The Cyber Security Challenge, a series of national events designed to encourage talented professionals to join the UK IT security industry, has just announced its latest winner, 28-year-old chemist Stephen Miller.
Miller, from Hertfordshire, beat thousands of registered candidates in a series of competitions over the past year to scoop the prize.
But unlike last year's winner, Dan Summers, who took up a role at the information security team of the Royal Mail Group, Miller has no designs to switch from his current role at GlaxoSmithKline (GSK) to a cyber security position.
When Computing asked Miller why this was, he said: "I've made a career at GSK where I have worked for five years. While I am moving at one promotion a year it is difficult to just drop everything. I'm now a team leader and of course I could transfer at a similar level [in cyber security] where there is a clear career path, but I'm not in the situation where I'm looking to change."
And herein lies the problem: a programme dedicated to unearthing talent may have found that talent but it has not convinced that person that the IT security industry is somewhere he would like to work.

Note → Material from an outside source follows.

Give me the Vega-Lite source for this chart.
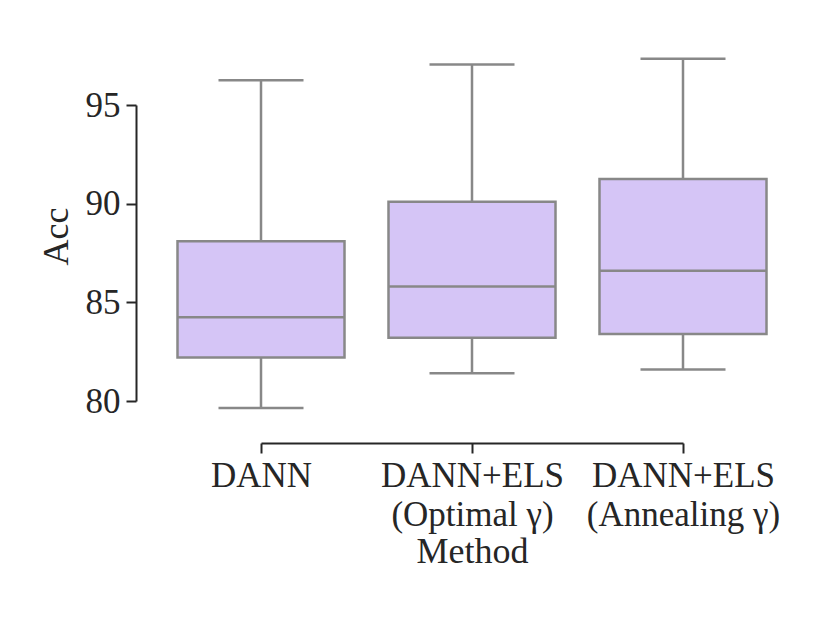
{
  "$schema": "https://vega.github.io/schema/vega-lite/v6.json",
  "autosize": "none",
  "width": 422,
  "height": 296,
  "padding": {"left": 261, "top": 105, "right": 147, "bottom": 222},
  "background": "white",
  "config": {
    "view": {"stroke": null},
    "font": "Liberation Serif",
    "axis": {
      "labelFont": "Liberation Serif",
      "titleFont": "Liberation Serif",
      "labelFontSize": 35,
      "titleFontSize": 36,
      "labelLimit": 400,
      "labelColor": "#262626",
      "titleColor": "#262626",
      "domainColor": "#262626",
      "tickColor": "#262626",
      "domainWidth": 2,
      "tickWidth": 2,
      "tickSize": 10,
      "grid": false,
      "titleFontWeight": "normal"
    }
  },
  "data": {
    "values": [
      {"method": "DANN\n", "low": 79.65, "q1": 82.2, "median": 84.25, "q3": 88.1, "high": 96.25},
      {"method": "DANN+ELS\n(Optimal γ)", "low": 81.4, "q1": 83.2, "median": 85.8, "q3": 90.1, "high": 97.05},
      {"method": "DANN+ELS\n(Annealing γ)", "low": 81.6, "q1": 83.4, "median": 86.6, "q3": 91.25, "high": 97.35}
    ]
  },
  "encoding": {
    "x": {
      "field": "method",
      "type": "nominal",
      "sort": null,
      "scale": {"type": "point", "padding": 0},
      "title": "Method",
      "axis": {
        "offset": 42,
        "labelAngle": 0,
        "labelPadding": 5,
        "labelLineHeight": 39,
        "labelBaseline": "top",
        "labelExpr": "split(datum.label, '\\n')",
        "titlePadding": 2
      }
    }
  },
  "layer": [
    {
      "mark": {"type": "rule", "color": "#888888", "strokeWidth": 2.5},
      "encoding": {
        "y": {
          "field": "low",
          "type": "quantitative",
          "scale": {"domain": [80, 95], "nice": false, "zero": false},
          "title": "Acc",
          "axis": {"values": [80, 85, 90, 95], "offset": 125, "labelPadding": 6, "titlePadding": 10, "titleY": 131}
        },
        "y2": {"field": "high"}
      }
    },
    {
      "mark": {"type": "bar", "size": 167, "fill": "#d5c5f6", "stroke": "#888888", "strokeWidth": 2.5},
      "encoding": {
        "y": {"field": "q1", "type": "quantitative"},
        "y2": {"field": "q3"}
      }
    },
    {
      "mark": {"type": "tick", "size": 167, "thickness": 2.5, "color": "#888888", "opacity": 1},
      "encoding": {"y": {"field": "median", "type": "quantitative"}}
    },
    {
      "mark": {"type": "tick", "size": 85, "thickness": 2.5, "color": "#888888", "opacity": 1},
      "encoding": {"y": {"field": "low", "type": "quantitative"}}
    },
    {
      "mark": {"type": "tick", "size": 85, "thickness": 2.5, "color": "#888888", "opacity": 1},
      "encoding": {"y": {"field": "high", "type": "quantitative"}}
    }
  ]
}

HP and Cassidian backed the Challenge final and Jonathan Bathurst, cyber lead, UK public sector at HP, admitted that he was disappointed that Miller did not want to seek a role in cyber security in the near future.
"It is a shame that Stephen is happy with his current position. But we saw a lot of other fantastic potential with other competitors. Some of them could be future champions if they sign up again for next year's challenge," he told Computing.
The situation is no doubt also disheartening for the many competitors who would love to work in the industry but who were overlooked, while someone who had no intention of entering the industry won the main prize.
Miller, though, defended the competition, stating that his winning the Challenge despite coming from a pharmaceutical background shows that competitors do not have to come from IT.
"While I'm not looking to move, it shows the talent pool is broader," he said.